The optimization problem is to minimize the expected response time and find the optimal values of \((x_0,y_0)\) for the location of the emergency center.

\[\textrm{Min }_{x_0,y_0} E(T) = \textrm{Min }_{x_0,y_0} \left ( \hat{t}_0 + \hat{a} \sum_{k=1}^{N^2} p_k \left ( \sqrt{(x_0 - x_k)^2 + (y_0 - y_k)^2} \right )^{\hat{b}} \right )\] This is a nonlinear optimization problem that can be solved with a general purpose optimizer or using an implemented from scratch random search optimization. We may also use the Manhattan distance instead of the Euclidean distance.

Project 2:
Reconstructing a Shredded Image

The Original Image

The image shredded
into vertical strips

Reconstructing the shredded image

The idea is for the vertical strips of the shredded image to represent “cities” and to find a Hamiltonian path, which goes through the “cities”, by using a TSP solver. Then, we rearrange the vertical strips according to the optimal “city” order obtained by the TSP solver, and see if we can get a good approximation to the original image.

It is computationally easier to work with an image shredded into single-pixel columns and compute the distance matrix for all pairs of columns using an \(L^1\) or \(L^2\) norm. All three color channels (RGB) must be used when computing the distance in order to find the closest “cities”.

The image reconstructed from one shredded into single-pixel columns

Project 3:
Visual Art Via Tiling

The tiling process

  1. Load the image and convert it to gray scale.
  2. Reduce the resolution of the image as well as its dimension. Each new (big) pixel is summarized with the mean of the gray scale values of the group of original pixels inside it.
  3. Divide these average values into a number of groups.
  4. Represent the new pixels with ggplot, using geom_tile.

Visual art with tiles

Visual art via the TSP

In this experiment, we use the TSP to draw a portrait:

  1. Load a photo.
  2. Convert it to black and white.
  3. Generate a random sample of points that will play the role of the “cities”.
  4. Solve the TSP to compute a route among the points.
  5. Plot the route.
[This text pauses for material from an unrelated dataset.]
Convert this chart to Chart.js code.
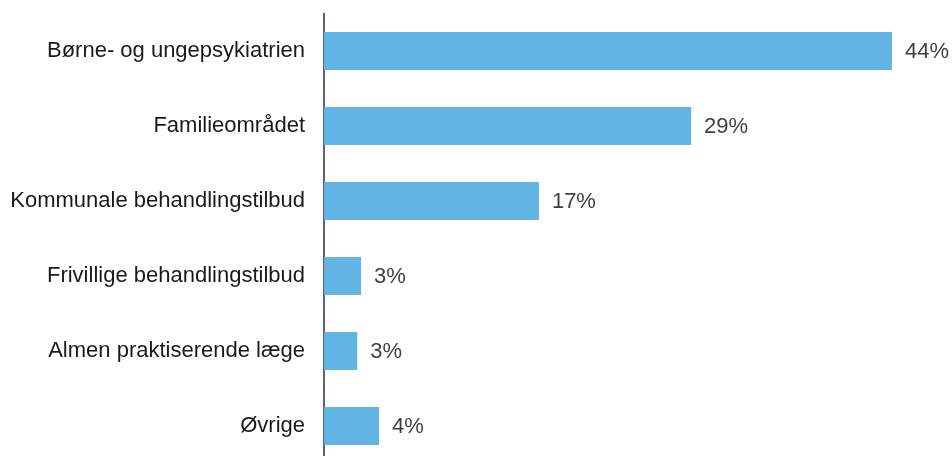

The result is a single, continuous line drawing of the image.

Visual art via the TSP

Project 4:
Portfolio Optimization

A Markowitz-type portfolio optimization

The main goal is to follow Bob Vanderbei’s approach to portfolio optimization using historical prices of ETF’s tracking the major stock indices as well as the US Treasury Bonds. The optimization approach is to use a linear programming formulation based on the Manhattan norm.